Kesimpulan: Jejak Perjuangan yang Tak Terpadamkan

Jadi, guys, setelah kita telusuri bersama, jelas banget kalau perlawanan terhadap pemerintah Hindia Belanda di Yogyakarta ini punya sejarah yang kaya dan dipimpin oleh tokoh-tokoh luar biasa. Nggak bisa dipungkiri, nama Pangeran Diponegoro jadi yang paling bersinar sebagai pemimpin utama Perang Jawa. Keberanian, ketegasan, dan kecintaannya pada rakyat membuatnya mampu menggalang kekuatan besar untuk melawan penjajah.

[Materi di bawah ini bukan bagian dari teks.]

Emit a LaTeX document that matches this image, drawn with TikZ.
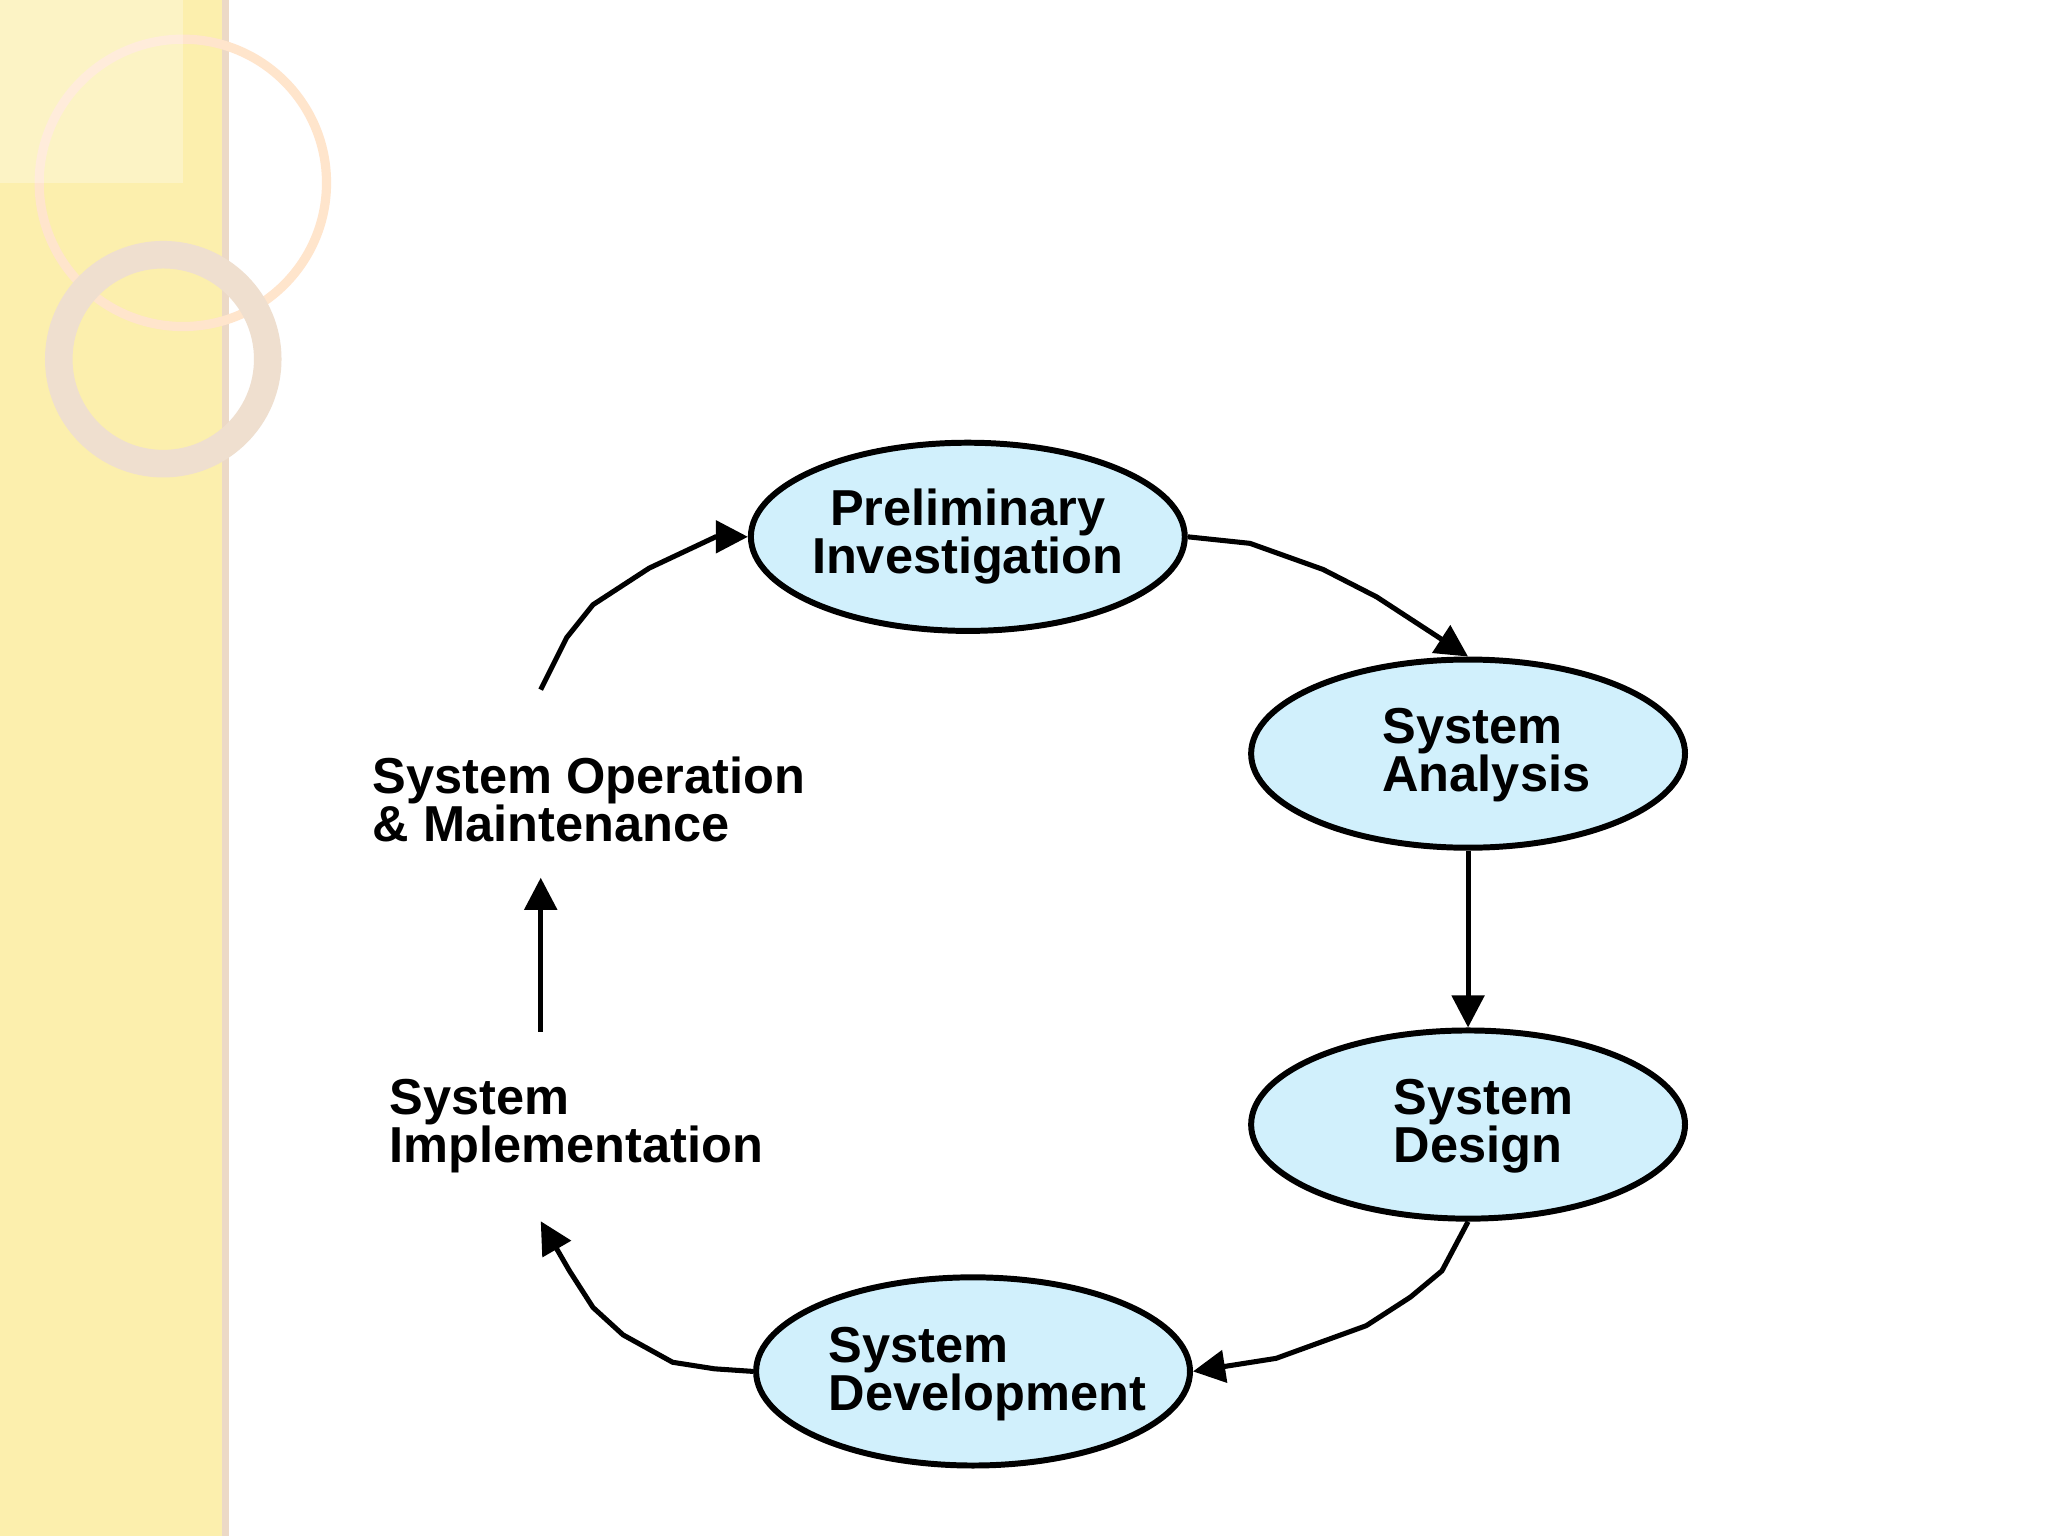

Namun, penting juga buat kita ingat, bahwa di balik kepemimpinan Pangeran Diponegoro, ada dukungan kuat dari berbagai elemen: para ulama yang mengobarkan semangat keagamaan, para bangsawan yang peduli pada kedaulatan, dan tentu saja, seluruh rakyat jelata yang muak dengan penindasan. Perang Diponegoro, yang menjadikan Yogyakarta dan sekitarnya sebagai medan pertempuran sengit, adalah puncak dari akumulasi ketidakpuasan rakyat terhadap kebijakan ekonomi, politik, dan sosial Belanda. Perang ini menunjukkan betapa gigihnya bangsa kita dalam mempertahankan hak dan martabat. Meskipun Belanda akhirnya berhasil memadamkan api perlawanan secara fisik dengan mengasingkan Pangeran Diponegoro, semangat perjuangan itu nggak pernah benar-benar padam. Justru, perlawanan ini meninggalkan warisan yang tak ternilai. Ia membangkitkan kesadaran nasional, menginspirasi generasi berikutnya untuk terus berjuang, dan membentuk karakter Yogyakarta sebagai kota yang punya akar kuat dalam sejarah pergerakan kemerdekaan. Jejak perjuangan mereka terekam dalam setiap sudut kota, dalam setiap cerita rakyat, dan dalam setiap nilai yang dijunjung tinggi oleh masyarakatnya. Kita harus terus mengingat dan menghargai pengorbanan para pahlawan ini. Perlawanan terhadap pemerintah Hindia Belanda di Yogyakarta adalah bukti nyata bahwa semangat kemerdekaan itu ada sejak lama, dan diperjuangkan dengan gagah berani oleh putra-putri terbaik bangsa. Mari kita jaga warisan ini dengan terus mengisi kemerdekaan dengan karya dan semangat membangun bangsa.